To be done
Every record must be repeated exactly; omit any pictures they contain.

(Figure scripts)
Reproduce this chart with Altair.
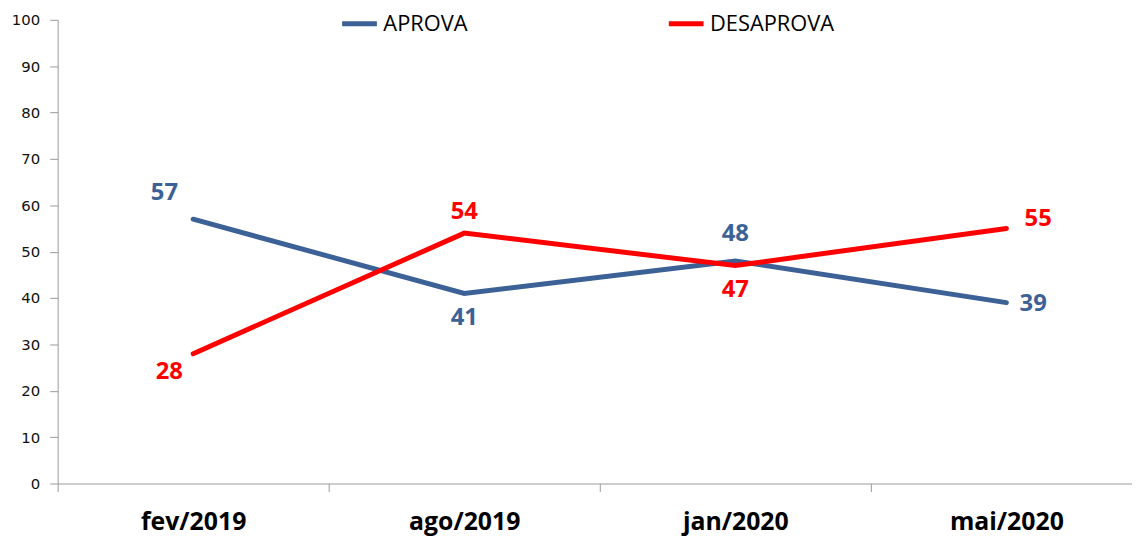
import altair as alt
import pandas as pd

periods = ["fev/2019", "ago/2019", "jan/2020", "mai/2020"]
aprova = [57, 41, 48, 39]
desaprova = [28, 54, 47, 55]
series_names = ["APROVA", "DESAPROVA"]
series_colors = ["#3C6196", "#FF0000"]
y_ticks = [0, 10, 20, 30, 40, 50, 60, 70, 80, 90, 100]

rows = []
for p, a, d in zip(periods, aprova, desaprova):
    rows.append({"periodo": p, "serie": "APROVA", "valor": a})
    rows.append({"periodo": p, "serie": "DESAPROVA", "valor": d})
df = pd.DataFrame(rows)

x_enc = alt.X(
    "periodo:N",
    sort=periods,
    bandPosition=0.5,
    scale=alt.Scale(type="band", domain=periods, range=[0, 1092],
                    paddingInner=0, paddingOuter=0),
    axis=alt.Axis(title=None, labelAngle=0, tickBand="extent",
                  domainColor="#9A9A9A", tickColor="#9A9A9A", tickSize=8,
                  labelFont="Open Sans", labelFontWeight="bold",
                  labelFontSize=25, labelColor="#000000", labelPadding=18),
)
y_enc = alt.Y(
    "valor:Q",
    scale=alt.Scale(domain=[0, 100], nice=False),
    axis=alt.Axis(title=None, values=y_ticks, grid=False,
                  domainColor="#9A9A9A", tickColor="#9A9A9A", tickSize=8,
                  labelFont="DejaVu Sans", labelFontSize=15,
                  labelColor="#111111", labelPadding=10),
)

lines = alt.Chart(df).mark_line(strokeWidth=5, strokeCap="round").encode(
    x=x_enc,
    y=y_enc,
    color=alt.Color(
        "serie:N",
        scale=alt.Scale(domain=series_names, range=series_colors),
        legend=alt.Legend(
            title=None, orient="none", legendX=284, legendY=-16,
            direction="horizontal", symbolType="stroke", symbolSize=1225,
            symbolStrokeWidth=5, labelFont="Open Sans", labelFontSize=22,
            labelColor="#000000", labelOffset=4, columnPadding=192,
            padding=0,
        ),
    ),
    order=alt.Order("serie:N"),
)

# label offsets (styling only): dx, dy relative to each point
offsets = {
    "APROVA": [(-29, -26), (0, 25), (0, -27), (27, 1)],
    "DESAPROVA": [(-24, 19), (0, -21), (0, 25), (32, -9)],
}

layers = [lines]
for s, col in zip(series_names, series_colors):
    for i, p in enumerate(periods):
        dx, dy = offsets[s][i]
        layers.append(
            alt.Chart(df)
            .transform_filter((alt.datum.serie == s) & (alt.datum.periodo == p))
            .mark_text(dx=dx, dy=dy, font="Open Sans", fontWeight="bold",
                       fontSize=24, color=col, align="center",
                       baseline="middle")
            .encode(x=x_enc, y=y_enc, text=alt.Text("valor:Q"))
        )

chart = (
    alt.layer(*layers)
    .properties(width=1082, height=467,
                autosize=alt.AutoSizeParams(type="none"),
                padding={"left": 50, "top": 10, "right": 0, "bottom": 56},
                background="white")
    .configure_view(stroke=None)
)

chart.save("out.html", embed_options={"renderer": "svg", "actions": False})
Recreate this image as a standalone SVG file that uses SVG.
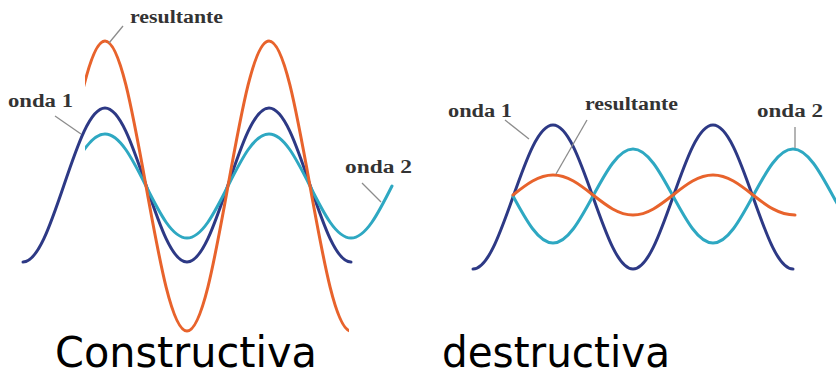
<svg xmlns="http://www.w3.org/2000/svg" width="836" height="377" viewBox="0 0 836 377">
<style>
.w{fill:none;stroke-width:3;stroke-linecap:round;stroke-linejoin:round}
.b{stroke:#2d3985}
.c{stroke:#2ea8c2}
.o{stroke:#e8632c}
.l{stroke:#8c8c8c;stroke-width:1.3;fill:none}
.t{font-family:"Liberation Serif","Times New Roman",serif;font-weight:bold;font-size:18px;fill:#333}
.cap{font-family:"DejaVu Sans",Verdana,sans-serif;font-size:42px;fill:#000}
</style>
<defs>
<clipPath id="cl1"><rect x="85" y="0" width="264" height="377"/></clipPath>
<clipPath id="cl2"><rect x="85" y="0" width="320" height="377"/></clipPath>
</defs>
<rect width="836" height="377" fill="#fff"/>
<g id="constructiva">
<path class="w b" d="M23,262 C37.76,262 50.29,225.43 64,185 S90.24,108 105,108 S132.29,144.57 146,185 S172.24,262 187,262 S214.29,225.43 228,185 S254.24,108 269,108 S296.29,144.57 310,185 S336.24,262 351,262"/>
<path class="w c" clip-path="url(#cl2)" d="M64,186 C77.71,158.69 90.24,134 105,134 S132.29,158.69 146,186 S172.24,238 187,238 S214.29,213.31 228,186 S254.24,134 269,134 S296.29,158.69 310,186 S336.24,238 351,238 S378.29,213.31 392,186"/>
<path class="w o" clip-path="url(#cl1)" d="M64,186 C77.71,109.86 90.24,41 105,41 S132.29,109.86 146,186 S172.24,331 187,331 S214.29,262.14 228,186 S254.24,41 269,41 S296.29,109.86 310,186 S336.24,331 351,331"/>
<g id="leaders-left">
<line class="l" x1="123" y1="26" x2="109" y2="43"/>
<line class="l" x1="55" y1="116" x2="81" y2="134"/>
<line class="l" x1="362" y1="183" x2="381" y2="202"/>
</g>
<text class="t" x="130" y="23" textLength="93" lengthAdjust="spacingAndGlyphs">resultante</text>
<text class="t" x="8" y="107" textLength="65" lengthAdjust="spacingAndGlyphs">onda 1</text>
<text class="t" x="345" y="173" textLength="67" lengthAdjust="spacingAndGlyphs">onda 2</text>
</g>
<g id="destructiva">
<path class="w b" d="M473,269 C487.4,269 499.63,234.81 513,197 S538.6,125 553,125 S579.63,159.19 593,197 S618.6,269 633,269 S659.63,234.81 673,197 S698.6,125 713,125 S739.63,159.19 753,197 S778.6,269 793,269"/>
<path class="w c" d="M513,196 C526.37,220.68 538.6,243 553,243 S579.63,220.68 593,196 S618.6,149 633,149 S659.63,171.32 673,196 S698.6,243 713,243 S739.63,220.68 753,196 S778.6,149 793,149 S819.63,171.32 833,196 S858.6,243 873,243"/>
<path class="w o" d="M513,195 C526.37,184.5 538.6,175 553,175 S579.63,184.5 593,195 S618.6,215 633,215 S659.63,205.5 673,195 S698.6,175 713,175 S739.63,184.5 753,195 S778.6,215 795,215"/>
<g id="leaders-right">
<line class="l" x1="505" y1="120" x2="529" y2="139"/>
<line class="l" x1="587" y1="120" x2="556" y2="174"/>
<line class="l" x1="795" y1="127" x2="795" y2="148"/>
</g>
<text class="t" x="448" y="117" textLength="64" lengthAdjust="spacingAndGlyphs">onda 1</text>
<text class="t" x="585" y="110" textLength="93" lengthAdjust="spacingAndGlyphs">resultante</text>
<text class="t" x="757" y="117" textLength="66" lengthAdjust="spacingAndGlyphs">onda 2</text>
</g>
<g id="captions">
<text class="cap" x="55" y="366.5" textLength="262" lengthAdjust="spacingAndGlyphs">Constructiva</text>
<text class="cap" x="442" y="366.5" textLength="228" lengthAdjust="spacingAndGlyphs">destructiva</text>
</g>
</svg>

Full solution
Reproduce this chart with Altair.
import altair as alt
import pandas as pd

periods = ["fev/2019", "ago/2019", "jan/2020", "mai/2020"]
aprova = [57, 41, 48, 39]
desaprova = [28, 54, 47, 55]
series_names = ["APROVA", "DESAPROVA"]
series_colors = ["#3C6196", "#FF0000"]
y_ticks = [0, 10, 20, 30, 40, 50, 60, 70, 80, 90, 100]

rows = []
for p, a, d in zip(periods, aprova, desaprova):
    rows.append({"periodo": p, "serie": "APROVA", "valor": a})
    rows.append({"periodo": p, "serie": "DESAPROVA", "valor": d})
df = pd.DataFrame(rows)

x_enc = alt.X(
    "periodo:N",
    sort=periods,
    bandPosition=0.5,
    scale=alt.Scale(type="band", domain=periods, range=[0, 1092],
                    paddingInner=0, paddingOuter=0),
    axis=alt.Axis(title=None, labelAngle=0, tickBand="extent",
                  domainColor="#9A9A9A", tickColor="#9A9A9A", tickSize=8,
                  labelFont="Open Sans", labelFontWeight="bold",
                  labelFontSize=25, labelColor="#000000", labelPadding=18),
)
y_enc = alt.Y(
    "valor:Q",
    scale=alt.Scale(domain=[0, 100], nice=False),
    axis=alt.Axis(title=None, values=y_ticks, grid=False,
                  domainColor="#9A9A9A", tickColor="#9A9A9A", tickSize=8,
                  labelFont="DejaVu Sans", labelFontSize=15,
                  labelColor="#111111", labelPadding=10),
)

lines = alt.Chart(df).mark_line(strokeWidth=5, strokeCap="round").encode(
    x=x_enc,
    y=y_enc,
    color=alt.Color(
        "serie:N",
        scale=alt.Scale(domain=series_names, range=series_colors),
        legend=alt.Legend(
            title=None, orient="none", legendX=284, legendY=-16,
            direction="horizontal", symbolType="stroke", symbolSize=1225,
            symbolStrokeWidth=5, labelFont="Open Sans", labelFontSize=22,
            labelColor="#000000", labelOffset=4, columnPadding=192,
            padding=0,
        ),
    ),
    order=alt.Order("serie:N"),
)

# label offsets (styling only): dx, dy relative to each point
offsets = {
    "APROVA": [(-29, -26), (0, 25), (0, -27), (27, 1)],
    "DESAPROVA": [(-24, 19), (0, -21), (0, 25), (32, -9)],
}

layers = [lines]
for s, col in zip(series_names, series_colors):
    for i, p in enumerate(periods):
        dx, dy = offsets[s][i]
        layers.append(
            alt.Chart(df)
            .transform_filter((alt.datum.serie == s) & (alt.datum.periodo == p))
            .mark_text(dx=dx, dy=dy, font="Open Sans", fontWeight="bold",
                       fontSize=24, color=col, align="center",
                       baseline="middle")
            .encode(x=x_enc, y=y_enc, text=alt.Text("valor:Q"))
        )

chart = (
    alt.layer(*layers)
    .properties(width=1082, height=467,
                autosize=alt.AutoSizeParams(type="none"),
                padding={"left": 50, "top": 10, "right": 0, "bottom": 56},
                background="white")
    .configure_view(stroke=None)
)

chart.save("out.html", embed_options={"renderer": "svg", "actions": False})
Recreate this image as a standalone SVG file that uses SVG.
<svg xmlns="http://www.w3.org/2000/svg" width="836" height="377" viewBox="0 0 836 377">
<style>
.w{fill:none;stroke-width:3;stroke-linecap:round;stroke-linejoin:round}
.b{stroke:#2d3985}
.c{stroke:#2ea8c2}
.o{stroke:#e8632c}
.l{stroke:#8c8c8c;stroke-width:1.3;fill:none}
.t{font-family:"Liberation Serif","Times New Roman",serif;font-weight:bold;font-size:18px;fill:#333}
.cap{font-family:"DejaVu Sans",Verdana,sans-serif;font-size:42px;fill:#000}
</style>
<defs>
<clipPath id="cl1"><rect x="85" y="0" width="264" height="377"/></clipPath>
<clipPath id="cl2"><rect x="85" y="0" width="320" height="377"/></clipPath>
</defs>
<rect width="836" height="377" fill="#fff"/>
<g id="constructiva">
<path class="w b" d="M23,262 C37.76,262 50.29,225.43 64,185 S90.24,108 105,108 S132.29,144.57 146,185 S172.24,262 187,262 S214.29,225.43 228,185 S254.24,108 269,108 S296.29,144.57 310,185 S336.24,262 351,262"/>
<path class="w c" clip-path="url(#cl2)" d="M64,186 C77.71,158.69 90.24,134 105,134 S132.29,158.69 146,186 S172.24,238 187,238 S214.29,213.31 228,186 S254.24,134 269,134 S296.29,158.69 310,186 S336.24,238 351,238 S378.29,213.31 392,186"/>
<path class="w o" clip-path="url(#cl1)" d="M64,186 C77.71,109.86 90.24,41 105,41 S132.29,109.86 146,186 S172.24,331 187,331 S214.29,262.14 228,186 S254.24,41 269,41 S296.29,109.86 310,186 S336.24,331 351,331"/>
<g id="leaders-left">
<line class="l" x1="123" y1="26" x2="109" y2="43"/>
<line class="l" x1="55" y1="116" x2="81" y2="134"/>
<line class="l" x1="362" y1="183" x2="381" y2="202"/>
</g>
<text class="t" x="130" y="23" textLength="93" lengthAdjust="spacingAndGlyphs">resultante</text>
<text class="t" x="8" y="107" textLength="65" lengthAdjust="spacingAndGlyphs">onda 1</text>
<text class="t" x="345" y="173" textLength="67" lengthAdjust="spacingAndGlyphs">onda 2</text>
</g>
<g id="destructiva">
<path class="w b" d="M473,269 C487.4,269 499.63,234.81 513,197 S538.6,125 553,125 S579.63,159.19 593,197 S618.6,269 633,269 S659.63,234.81 673,197 S698.6,125 713,125 S739.63,159.19 753,197 S778.6,269 793,269"/>
<path class="w c" d="M513,196 C526.37,220.68 538.6,243 553,243 S579.63,220.68 593,196 S618.6,149 633,149 S659.63,171.32 673,196 S698.6,243 713,243 S739.63,220.68 753,196 S778.6,149 793,149 S819.63,171.32 833,196 S858.6,243 873,243"/>
<path class="w o" d="M513,195 C526.37,184.5 538.6,175 553,175 S579.63,184.5 593,195 S618.6,215 633,215 S659.63,205.5 673,195 S698.6,175 713,175 S739.63,184.5 753,195 S778.6,215 795,215"/>
<g id="leaders-right">
<line class="l" x1="505" y1="120" x2="529" y2="139"/>
<line class="l" x1="587" y1="120" x2="556" y2="174"/>
<line class="l" x1="795" y1="127" x2="795" y2="148"/>
</g>
<text class="t" x="448" y="117" textLength="64" lengthAdjust="spacingAndGlyphs">onda 1</text>
<text class="t" x="585" y="110" textLength="93" lengthAdjust="spacingAndGlyphs">resultante</text>
<text class="t" x="757" y="117" textLength="66" lengthAdjust="spacingAndGlyphs">onda 2</text>
</g>
<g id="captions">
<text class="cap" x="55" y="366.5" textLength="262" lengthAdjust="spacingAndGlyphs">Constructiva</text>
<text class="cap" x="442" y="366.5" textLength="228" lengthAdjust="spacingAndGlyphs">destructiva</text>
</g>
</svg>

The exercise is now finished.